Ensuite, je me dis qu’il existe effectivement un réel problème lorsque les écrans remplacent systématiquement un temps de qualité avec les parents. Parce qu’un temps de qualité avec ses parents, ce n’est pas seulement construire des Lego et cuisiner une quiche, c’est aussi se chamailler, ne pas être d’accord. Les disputes avec ses enfants sont des temps de qualité: ce sont des temps où les enfants ont une interaction riche avec leurs parents, où ils apprennent, les limites, les interdits, les ras-le-bol, les forces et les faiblesses, l’humanité, enfin, de leurs parents. Et si, dès qu’un problème surgit, dès qu’une demande qui ennuie, qui irrite, qui fatigue, explose au visage des parents, les écrans sont la solution pour éviter de grandir en tant qu’enfant et de grandir en tant que parent, alors, c’est vrai que les écrans remplacent le temps de qualité. C’est là, me semble-t-il, que l’exposition aux écrans est néfaste. Tous les soirs, quand on rentre de l’école avec les enfants, quand je m’épuise, m’énerve, souris parfois aussi, à arriver jusqu’à l’heure où les enfants sont douchés, couchés, mouchés, je leur donne le meilleur de moi-même - meilleur qui, souvent, n’est pas bien bon. Parfois, quand je me suis trop autorisée à me remplacer par un épisode de chiens détectives, quand j’ai dépassé mon temps accordé pour souffler, car je le sens, ma culpabilité revient, avec raison. Bon, ça suffit la télé, les enfants. Il faut retrouver sa meilleure maman possible. 

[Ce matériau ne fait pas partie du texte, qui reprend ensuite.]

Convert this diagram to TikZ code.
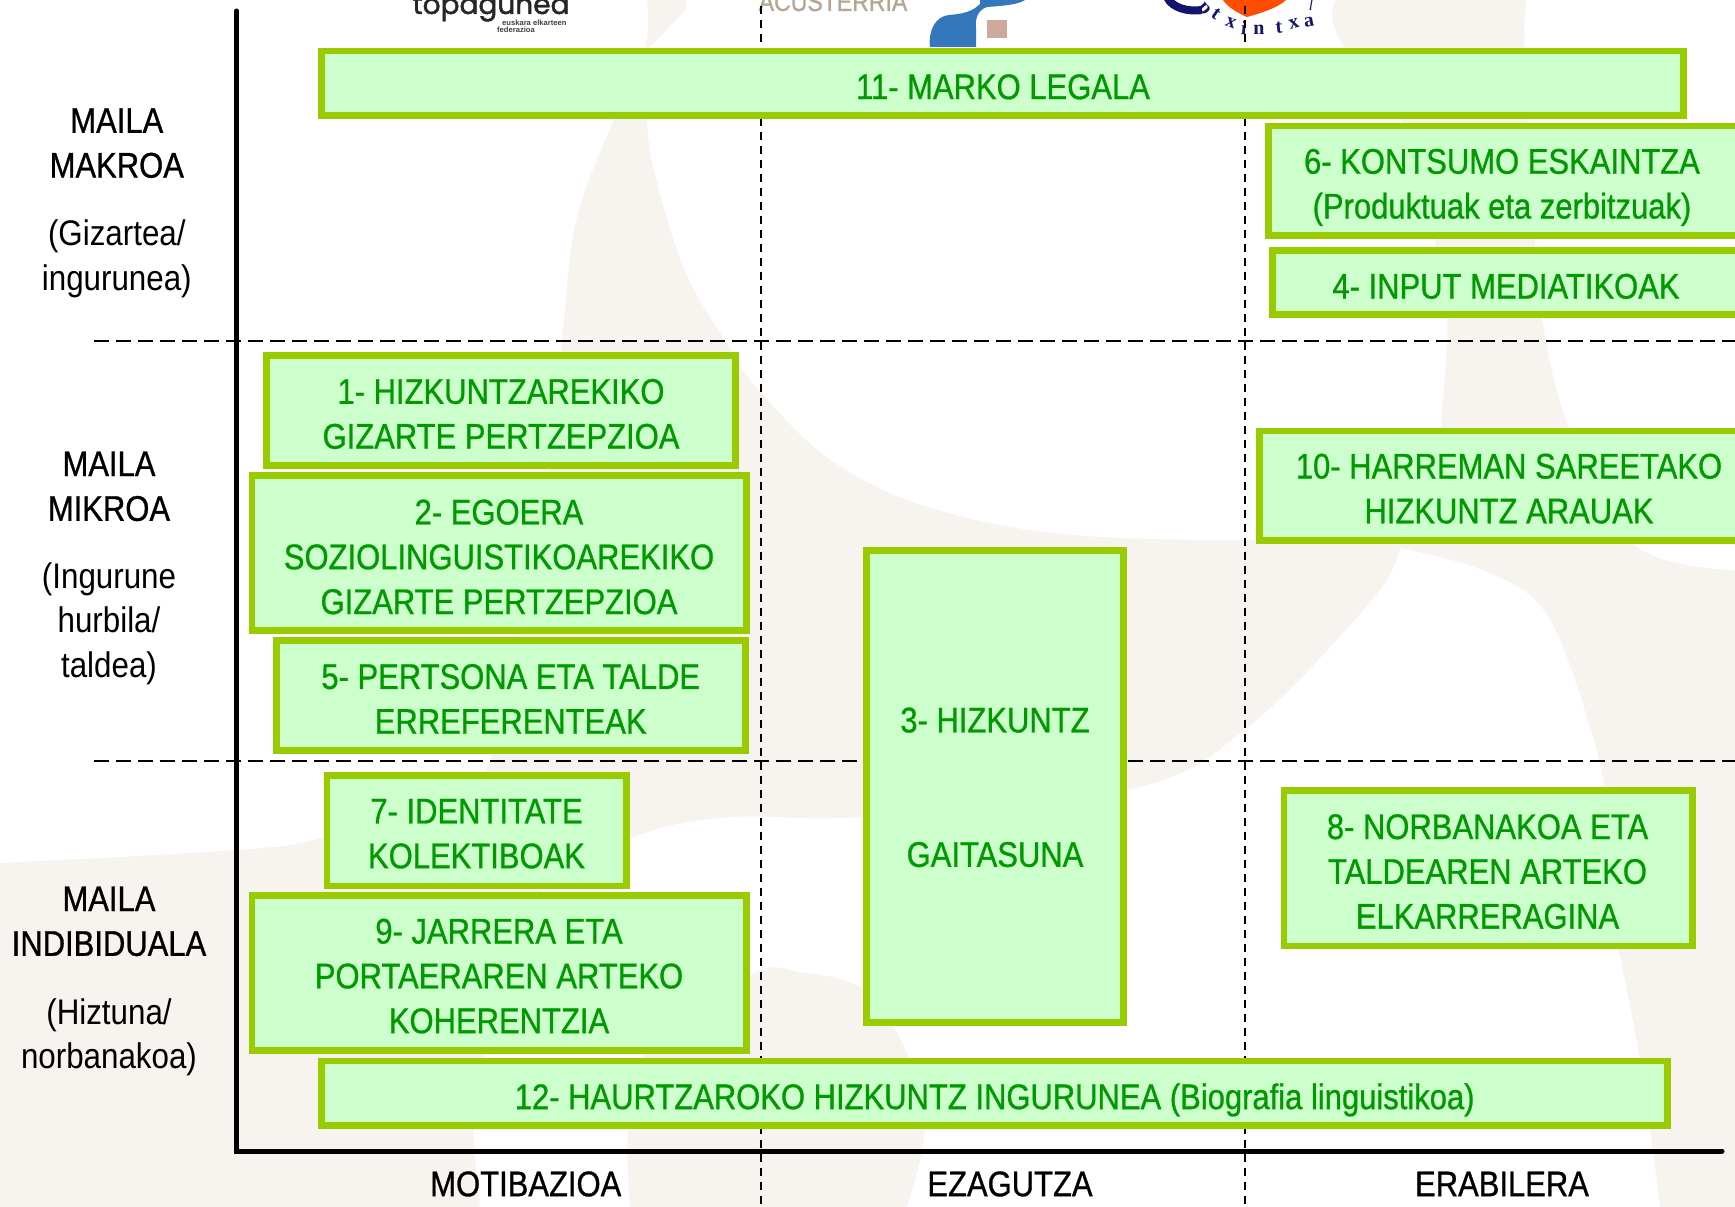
\documentclass[tikz,border=0pt]{standalone}
\usepackage{fontspec}
\setmainfont[FakeStretch=0.88]{Liberation Sans}
\newfontfamily\heavyf[FakeStretch=0.87,FakeBold=0.8]{Liberation Sans}
\newfontfamily\topfont[FakeBold=1.5]{Poppins}
\newfontfamily\plainf{Liberation Sans}
\newfontfamily\logoserif{Liberation Serif}
\definecolor{bgbeige}{HTML}{F7F3EF}
\definecolor{boxfill}{HTML}{CCFFCC}
\definecolor{boxline}{HTML}{99CC00}
\definecolor{boxtext}{HTML}{009900}
\definecolor{logonavy}{HTML}{14146E}
\definecolor{logoblue}{HTML}{3577BB}
\definecolor{logotan}{HTML}{CDA99B}
\definecolor{logoorange}{HTML}{FF4D00}
\definecolor{logobrown}{HTML}{B5A595}
\def\stt{\vrule width0pt height34pt depth10.8pt\relax}
\def\sttb{\vrule width0pt height34.6pt depth10.2pt\relax}
\tikzset{
  gbox/.style={draw=boxline,fill=boxfill,line width=6.6pt,inner sep=0pt,outer sep=0pt,rectangle},
  gtext/.style={text=boxtext,inner sep=0pt,outer sep=0pt,align=center,font=\heavyf\fontsize{35.6}{44.8}\selectfont},
  btext/.style={text=black,inner sep=0pt,outer sep=0pt,align=center,font=\heavyf\fontsize{35.6}{44.8}\selectfont},
  stext/.style={text=black,inner sep=0pt,outer sep=0pt,align=center,font=\fontsize{35.6}{44.8}\selectfont},
  hdash/.style={black,line width=2pt,dash pattern=on 14.5pt off 7.5pt},
  vdash/.style={black,line width=2pt,dash pattern=on 8.3pt off 5.7pt},
  axisline/.style={black,line width=5pt,line cap=round},
  ltr/.style={text=logonavy,inner sep=0pt,font=\logoserif\bfseries\fontsize{20}{20}\selectfont}
}
% name, L, T, R, B (outer edges)
\newcommand\gbox[5]{%
  \pgfmathsetmacro\gcx{(#2+#4)/2}\pgfmathsetmacro\gcy{(#3+#5)/2}%
  \pgfmathsetmacro\gw{#4-#2-6.6}\pgfmathsetmacro\gh{#5-#3-6.6}%
  \node[gbox,minimum width=\gw pt,minimum height=\gh pt] (#1) at (\gcx,\gcy) {};}
\begin{document}
\begin{tikzpicture}[x=1pt,y=-1pt]
\clip (0,0) rectangle (1735,1207);
% background watermark
\fill[bgbeige] (0,0) rectangle (1735,1207);
\fill[white] (0,0) -- (647,0) -- plot[smooth,tension=.6] coordinates {(647,0) (645,47) (613,121) (576,221) (562,339) (545,500) (491,757) (440,800) (322,838) (236,850) (0,863)} -- cycle;
\fill[white] (686,0) -- (686,10) -- (650,47) -- plot[smooth,tension=.6] coordinates {(650,47) (647,121) (656,178) (685,271) (724,339) (758,389) (831,460) (928,507) (1073,535) (1300,541) (1435,541)} -- plot[smooth,tension=.6] coordinates {(1435,541) (1441,427) (1447,318) (1435,240) (1420,150) (1340,40) (1335,0)} -- cycle;
\fill[white] (1527,0) -- plot[smooth,tension=.6] coordinates {(1527,0) (1525,47) (1535,240) (1542,318) (1569,427) (1635,545) (1735,570)} -- (1735,0) -- cycle;
\fill[white] plot[smooth,tension=.6] coordinates {(1400,548) (1485,571) (1545,612) (1586,714) (1606,800) (1610,900) (1640,1060) (1660,1207)} -- (907,1207) -- plot[smooth,tension=.6] coordinates {(907,1207) (925,1126) (907,1053) (866,991) (800,972) (750,975) (644,1055) (628,1130) (630,1207)} -- (480,1207) -- plot[smooth,tension=.6] coordinates {(480,1207) (474,1128) (484,1055) (542,890) (640,835) (733,817) (861,817) (1128,790) (1247,728) (1372,600) (1400,548)} -- cycle;
% logos
\node[inner sep=0pt,anchor=base,text=black!85,font=\topfont\fontsize{28}{28}\selectfont] (topa) at (491,14) {topagunea};
\node[inner sep=0pt,anchor=west,text=black!75,font=\plainf\bfseries\fontsize{7.6}{7.6}\selectfont] (topb) at (502,22.8) {euskara elkarteen};
\node[inner sep=0pt,anchor=west,text=black!75,font=\plainf\bfseries\fontsize{7.6}{7.6}\selectfont] (topc) at (497,30) {federazioa};
\node[inner sep=0pt,anchor=base,text=logobrown,font=\heavyf\fontsize{26.5}{27}\selectfont] (acus) at (833,11) {ACUSTERRIA};
\fill[logoblue] (930,47) .. controls (928,30) and (936,16) .. (949,15) .. controls (962,14) and (972,12) .. (980,4) -- (980,0) -- (1025,0) .. controls (1018,5) and (1000,6) .. (987,7) .. controls (978,10) and (975,18) .. (976,28) -- (976,47) -- cycle;
\fill[logotan] (987,20) rectangle (1007,38);
\draw[logonavy,line width=8pt] (1167,-3) .. controls (1172,8) and (1188,12) .. (1202,10);
\fill[logoorange] (1223,0) .. controls (1228,8) and (1240,14) .. (1247,17) .. controls (1258,14) and (1278,8) .. (1286,0) -- cycle;
\node[ltr,rotate=-50] (l1) at (1203,10) {p};
\node[ltr,rotate=-35] (l2) at (1216,14) {t};
\node[ltr,rotate=-20] (l3) at (1231,23) {x};
\node[ltr,rotate=-5] (l4) at (1244,28) {i};
\node[ltr] (l5) at (1259,30) {n};
\node[ltr,rotate=5] (l6) at (1279,28) {t};
\node[ltr,rotate=15] (l7) at (1294,24) {x};
\node[ltr,rotate=10] (l8) at (1309,22) {a};
\node[ltr,font=\logoserif\itshape\fontsize{15}{15}\selectfont] (l9) at (1311,5) {l};
% guides
\coordinate (va1) at (761,5.7); \coordinate (vb1) at (761,1207);
\coordinate (va2) at (1245,5.7); \coordinate (vb2) at (1245,1207);
\coordinate (ha1) at (94,340.5); \coordinate (hb1) at (1735,340.5);
\coordinate (ha2) at (94,760.5); \coordinate (hb2) at (1735,760.5);
\coordinate (axtop) at (236.8,11); \coordinate (axorg) at (236.8,1151); \coordinate (axend) at (1722,1151);
\draw[vdash] (va1) -- (vb1);
\draw[vdash] (va2) -- (vb2);
\draw[axisline] (axtop) -- (axorg) -- (axend);
\draw[hdash] (ha1) -- (hb1);
\draw[hdash] (ha2) -- (hb2);
% boxes
\gbox{b11}{318.4}{47.8}{1686.7}{118.6}
\gbox{b6}{1265}{122.5}{1760}{238.8}
\gbox{b4}{1269.3}{247.2}{1760}{318}
\gbox{b10}{1256}{427.5}{1760}{543.8}
\gbox{b1}{263.3}{352}{739}{469}
\gbox{b2}{248.5}{472.3}{750}{634}
\gbox{b5}{273}{637.2}{749}{754}
\gbox{b7}{323.5}{772.3}{630}{889.2}
\gbox{b9}{248.5}{892.3}{750}{1054}
\gbox{b12}{318.4}{1057.6}{1671}{1128.8}
\gbox{b3}{863.2}{547.3}{1126.8}{1025.5}
\gbox{b8}{1280.6}{787.4}{1696}{949.2}
% box texts
\node[gtext] (t11) at (1003,87.5) {\stt 11- MARKO LEGALA};
\node[gtext] (t6) at (1502,184.5) {\stt 6- KONTSUMO ESKAINTZA\\\stt (Produktuak eta zerbitzuak)};
\node[gtext] (t4) at (1506,287) {\stt 4- INPUT MEDIATIKOAK};
\node[gtext] (t10) at (1509,489.3) {\stt 10- HARREMAN SAREETAKO\\\stt HIZKUNTZ ARAUAK};
\node[gtext] (t1) at (501,414.6) {\stt 1- HIZKUNTZAREKIKO\\\stt GIZARTE PERTZEPZIOA};
\node[gtext] (t2) at (499,557.6) {\stt 2- EGOERA\\\stt SOZIOLINGUISTIKOAREKIKO\\\stt GIZARTE PERTZEPZIOA};
\node[gtext] (t5) at (510.7,699.7) {\stt 5- PERTSONA ETA TALDE\\\stt ERREFERENTEAK};
\node[gtext] (t7) at (476.5,834.2) {\stt 7- IDENTITATE\\\stt KOLEKTIBOAK};
\node[gtext] (t9) at (499,976.7) {\stt 9- JARRERA ETA\\\stt PORTAERAREN ARTEKO\\\stt KOHERENTZIA};
\node[gtext] (t12) at (994.7,1097.5) {\stt 12- HAURTZAROKO HIZKUNTZ INGURUNEA (Biografia linguistikoa)};
\node[gtext] (t3) at (995,788) {\stt 3- HIZKUNTZ\\\stt\\\stt\\\stt GAITASUNA};
\node[gtext] (t8) at (1487.5,872.2) {\stt 8- NORBANAKOA ETA\\\stt TALDEAREN ARTEKO\\\stt ELKARRERAGINA};
% left labels
\node[btext] (m1) at (116.8,143.6) {\stt MAILA\\\stt MAKROA};
\node[stext] (s1) at (116.8,256.4) {\stt (Gizartea/\\\stt ingurunea)};
\node[btext] (m2) at (109,486.8) {\stt MAILA\\\stt MIKROA};
\node[stext] (s2) at (109,621.3) {\stt (Ingurune\\\stt hurbila/\\\stt taldea)};
\node[btext] (m3) at (109,921.8) {\stt MAILA\\\stt INDIBIDUALA};
\node[stext] (s3) at (109,1034.8) {\stt (Hiztuna/\\\stt norbanakoa)};
% bottom labels
\node[btext] (x1) at (525.8,1184.6) {\stt MOTIBAZIOA};
\node[btext] (x2) at (1010,1184.6) {\stt EZAGUTZA};
\node[btext] (x3) at (1502,1184.6) {\stt ERABILERA};
\end{tikzpicture}
\end{document}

Est-ce que je dessine les limites à ne pas dépasser juste autour de mes enfants pour être certaine de rester dans le bon camp et ne pas me sentir mal? Peut-être. 

Mais au-delà des discours alarmistes et des culpabilisations en cascade, c’est sans doute autour de la notion d’un “temps de qualité” que chaque parent peut trouver un peu de paix - ou l’autorisation de mettre encore un épisode de Pat’ Patrouille.